SALT LAKE CITY – Data from the U.S. Census Bureau shows Utah does not rely on federal funds as much as other states.
The information is found in the U.S. Census Bureau’s Consolidate Federal Funds Report for Fiscal Year 2010, and showed that, unlike many other state economies that are increasingly reliant on federal spending, Utah depended less per capita on federal dollars.
In a press release from the Governor’s Office, Gov. Gary Hebert said, “This report validates what Utah’s leaders understand in practice, that relying on the federal dole is an unsound way to restore economic prosperity.”
Federal fund always come with strings attached, Herbert said, and added that fiscal prudence was the surest foundation for an economic recovery.
“It is no accident that Utah is best poised to lead the nation out of the recession,” he said.

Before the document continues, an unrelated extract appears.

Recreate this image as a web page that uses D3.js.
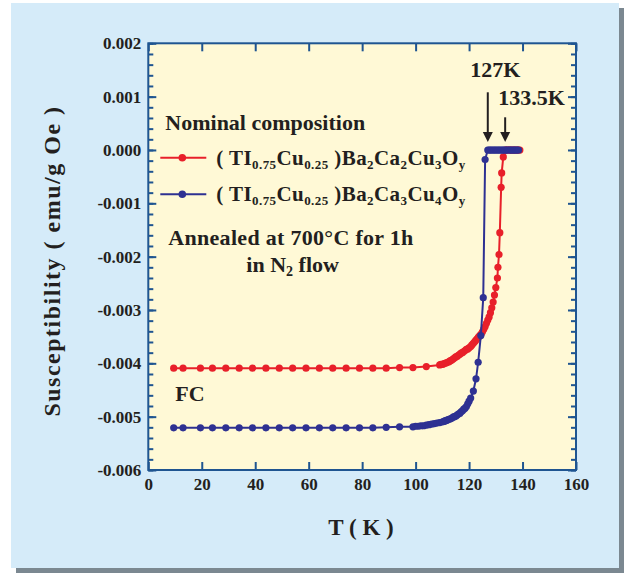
<!DOCTYPE html>
<html>
<head>
<meta charset="utf-8">
<script src="https://cdn.jsdelivr.net/npm/d3@7"></script>
<style>
  body { margin: 0; background: #fff; }
  text { font-family: "Liberation Serif", "Times New Roman", serif; font-weight: bold; fill: #231f20; }
</style>
</head>
<body>
<div id="chart"></div>
<script>
// temperatures (K) and susceptibility (emu/g Oe)
const tempCu3 = [9.5, 13, 19.5, 24, 29, 34, 39, 44, 49, 54, 59, 64, 69, 74, 79, 84, 89, 94, 99, 104,
  109, 109.5, 110, 110.5, 111, 111.5, 112, 112.5, 113, 113.5, 114, 114.5, 115, 115.5, 116, 116.5,
  117, 117.5, 118, 118.5, 119, 119.5, 120, 120.5, 121, 121.5, 122, 122.5, 123, 123.5, 124, 124.5,
  125, 125.5, 126, 126.5, 127, 127.5, 128, 128.5, 129, 129.5, 130,
  130.6, 130.8, 131.2, 131.5, 132, 132.2, 132.8,
  133.5, 134, 134.5, 135, 135.5, 136, 136.5, 137, 137.5, 138, 138.5, 139];
const chiCu3 = [-0.00409, -0.00409, -0.00409, -0.00409, -0.00409, -0.00409, -0.00409, -0.00409, -0.00409, -0.00409,
  -0.00409, -0.00409, -0.00409, -0.00409, -0.00409, -0.00409, -0.00409, -0.00408, -0.00408, -0.00406,
  -0.00403, -0.00402, -0.00402, -0.00401, -0.00400, -0.00399, -0.00398, -0.00397, -0.00395, -0.00394,
  -0.00392, -0.00390, -0.00388, -0.00387, -0.00385, -0.00383, -0.00381, -0.00380, -0.00378, -0.00376,
  -0.00374, -0.00373, -0.00371, -0.00369, -0.00366, -0.00363, -0.00360, -0.00357, -0.00354, -0.00351,
  -0.00348, -0.00345, -0.00341, -0.00336, -0.00331, -0.00325, -0.00319, -0.00313, -0.00305, -0.00296,
  -0.00285, -0.00272, -0.00258,
  -0.00240, -0.00220, -0.00196, -0.00155, -0.00070, -0.00043, -0.00013,
  0, 0, 0, 0, 0, 0, 0, 0, 0, 0, 0, 0];

const tempCu4 = [9.5, 13, 19.5, 24, 29, 34, 39, 44, 49, 54, 59, 64, 69, 74, 79, 84, 89, 94,
  99, 100, 101, 102, 103, 104, 105, 106, 107, 108, 109, 110, 110.5, 111, 111.5, 112, 112.5, 113,
  113.5, 114, 114.5, 115, 115.5, 116, 116.5, 117, 117.5, 118, 118.5, 119, 119.5, 120,
  120.6, 121.6, 122.6, 123.4, 124.4, 125.3, 126,
  127, 127.5, 128, 128.5, 129, 129.5, 130, 130.5, 131, 131.5, 132, 132.5, 133, 133.5, 134,
  134.5, 135, 135.5, 136, 136.5, 137, 137.5, 138, 138.5];
const chiCu4 = [-0.00521, -0.00521, -0.00521, -0.00521, -0.00521, -0.00521, -0.00521, -0.00521, -0.00521,
  -0.00521, -0.00521, -0.00521, -0.00521, -0.00521, -0.00521, -0.00521, -0.00520, -0.00519,
  -0.00519, -0.00518, -0.00518, -0.00517, -0.00517, -0.00516, -0.00515, -0.00514, -0.00513, -0.00512,
  -0.00511, -0.00510, -0.00509, -0.00508, -0.00507, -0.00506, -0.00505, -0.00504, -0.00503, -0.00501,
  -0.00500, -0.00499, -0.00497, -0.00495, -0.00494, -0.00491, -0.00489, -0.00486, -0.00484, -0.00481,
  -0.00476, -0.00471,
  -0.00465, -0.00452, -0.00429, -0.00398, -0.00348, -0.00277, -0.00018,
  0, 0, 0, 0, 0, 0, 0, 0, 0, 0, 0, 0, 0, 0, 0, 0, 0, 0, 0, 0, 0, 0, 0, 0, 0, 0];

const xTicks = [0, 20, 40, 60, 80, 100, 120, 140, 160];
const yTicks = [-0.006, -0.005, -0.004, -0.003, -0.002, -0.001, 0, 0.001, 0.002];
const yMinorTicks = d3.range(-0.006, 0.0021, 0.0002);

// legend text pieces: [text, isSubscript]
const labelCu3 = [["( TI", 0], ["0.75", 1], ["Cu", 0], ["0.25", 1], [" )Ba", 0], ["2", 1], ["Ca", 0], ["2", 1], ["Cu", 0], ["3", 1], ["O", 0], ["y", 1]];
const labelCu4 = [["( TI", 0], ["0.75", 1], ["Cu", 0], ["0.25", 1], [" )Ba", 0], ["2", 1], ["Ca", 0], ["3", 1], ["Cu", 0], ["4", 1], ["O", 0], ["y", 1]];

const red = '#e8202a';
const blue = '#2e3192';
const axisColor = '#1f5591';

const W = 624, H = 574;
const margin = { top: 43.3, right: 48, bottom: 104, left: 148.3 };
const width = W - margin.left - margin.right;
const height = H - margin.top - margin.bottom;

const svg = d3.select('#chart').append('svg')
  .attr('width', W)
  .attr('height', H);

// panel with drop shadow
svg.append('rect').attr('x', 16).attr('y', 8).attr('width', 608).attr('height', 565).attr('fill', '#7b8891');
svg.append('rect').attr('x', 11).attr('y', 3).attr('width', 608).attr('height', 565).attr('fill', '#d5ebf9');

const g = svg.append('g')
  .attr('transform', 'translate(' + margin.left + ',' + margin.top + ')');

const x = d3.scaleLinear().domain([0, 160]).range([0, width]);
const y = d3.scaleLinear().domain([-0.006, 0.002]).range([height, 0]);

g.append('rect')
  .attr('width', width).attr('height', height)
  .attr('fill', '#fff9d6');

// axes, ticks all pointing inward
function styleAxis(sel) {
  sel.select('.domain').remove();
  sel.selectAll('line').attr('stroke', axisColor).attr('stroke-width', 2);
  sel.selectAll('text').attr('font-size', 17).attr('fill', '#231f20');
}

g.append('g').call(d3.axisLeft(y).tickValues(yMinorTicks).tickSize(-5).tickFormat('')).call(styleAxis);
g.append('g').call(d3.axisLeft(y).tickValues(yTicks).tickSize(-8).tickPadding(7)
  .tickFormat(d => d.toFixed(3))).call(styleAxis);
g.append('g').attr('transform', 'translate(' + width + ',0)')
  .call(d3.axisRight(y).tickValues(yMinorTicks).tickSize(-5).tickFormat('')).call(styleAxis);
g.append('g').attr('transform', 'translate(' + width + ',0)')
  .call(d3.axisRight(y).tickValues(yTicks).tickSize(-8).tickFormat('')).call(styleAxis);
g.append('g').attr('transform', 'translate(0,' + height + ')')
  .call(d3.axisBottom(x).tickValues(xTicks).tickSize(-8).tickPadding(8)).call(styleAxis);
g.append('g')
  .call(d3.axisTop(x).tickValues(xTicks).tickSize(-8).tickFormat('')).call(styleAxis);

g.append('rect')
  .attr('width', width).attr('height', height)
  .attr('fill', 'none').attr('stroke', axisColor).attr('stroke-width', 2);

// curves
const line = d3.line()
  .x(d => x(d[0]))
  .y(d => y(d[1]));

const series = [
  { data: d3.zip(tempCu3, chiCu3), color: red },
  { data: d3.zip(tempCu4, chiCu4), color: blue }
];

series.forEach(s => {
  g.append('path')
    .datum(s.data)
    .attr('fill', 'none')
    .attr('stroke', s.color)
    .attr('stroke-width', 2)
    .attr('d', line);
  g.append('g').selectAll('circle')
    .data(s.data)
    .enter().append('circle')
    .attr('cx', d => x(d[0]))
    .attr('cy', d => y(d[1]))
    .attr('r', 3.6)
    .attr('fill', s.color);
});

// legend
g.append('text').attr('x', 17).attr('y', 87).attr('font-size', 22).text('Nominal composition');

function legendRow(yy, color, parts) {
  g.append('line').attr('x1', 12).attr('x2', 58).attr('y1', yy).attr('y2', yy)
    .attr('stroke', color).attr('stroke-width', 2);
  g.append('circle').attr('cx', 34).attr('cy', yy).attr('r', 3.8).attr('fill', color);
  const t = g.append('text').attr('x', 68).attr('y', yy + 7).attr('font-size', 21)
    .attr('textLength', 249).attr('lengthAdjust', 'spacing');
  let sub = false;
  parts.forEach(p => {
    const ts = t.append('tspan').text(p[0]);
    if (p[1] && !sub) { ts.attr('dy', 4).attr('font-size', 13); sub = true; }
    else if (p[1]) { ts.attr('font-size', 13); }
    else if (sub) { ts.attr('dy', -4); sub = false; }
  });
}
legendRow(y(0) + 7.7, red, labelCu3);
legendRow(y(0) + 44.3, blue, labelCu4);

g.append('text').attr('x', 20).attr('y', 202).attr('font-size', 22)
  .attr('textLength', 245).attr('lengthAdjust', 'spacing')
  .text('Annealed at 700°C for 1h');
const ann2 = g.append('text').attr('x', 98).attr('y', 229).attr('font-size', 22);
ann2.append('tspan').text('in N');
ann2.append('tspan').attr('dy', 4).attr('font-size', 14).text('2');
ann2.append('tspan').attr('dy', -4).text(' flow');

g.append('text').attr('x', 27).attr('y', 358).attr('font-size', 22).text('FC');

// Tc arrows
function arrow(T, yTop, label, lx, ly) {
  const ax = x(T);
  const tip = y(0) - 8;
  g.append('line').attr('x1', ax).attr('x2', ax).attr('y1', yTop).attr('y2', tip - 8)
    .attr('stroke', '#231f20').attr('stroke-width', 2);
  g.append('path')
    .attr('d', 'M' + (ax - 5) + ',' + (tip - 10) + 'L' + (ax + 5) + ',' + (tip - 10) + 'L' + ax + ',' + tip + 'Z')
    .attr('fill', '#231f20');
  g.append('text').attr('x', lx).attr('y', ly).attr('font-size', 22).text(label);
}
arrow(127, 49, '127K', 322, 34);
arrow(133.5, 74, '133.5K', 350, 62);

// axis titles
svg.append('text')
  .attr('transform', 'translate(60,261) rotate(-90)')
  .attr('text-anchor', 'middle')
  .attr('font-size', 24)
  .attr('letter-spacing', 1.5)
  .text('Susceptibility ( emu/g Oe )');

svg.append('text')
  .attr('x', 361).attr('y', 535)
  .attr('text-anchor', 'middle')
  .attr('font-size', 23)
  .text('T ( K )');
</script>
</body>
</html>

Herbert also said Utah enjoyed a AAA bond rating, and unemployment in the state was nearly two points lower than the national average. Utah’s economy was also growing at two-and-a-half times the national average, he added.
“…We don’t spend more than we have and we save for a rainy day,” Herbert said. “We make the tough decisions. Utah’s people understand that, Utah’s leaders understand that, and now the data prove it.”
The Census report notes that roughly one-third of Virginia’s economy relied upon the federal government. One-third of Connecticut and Maryland’s federal funding go to health and human services, while one-third of Alaska, Hawaii and Virginia’s federal funds are spent on defense.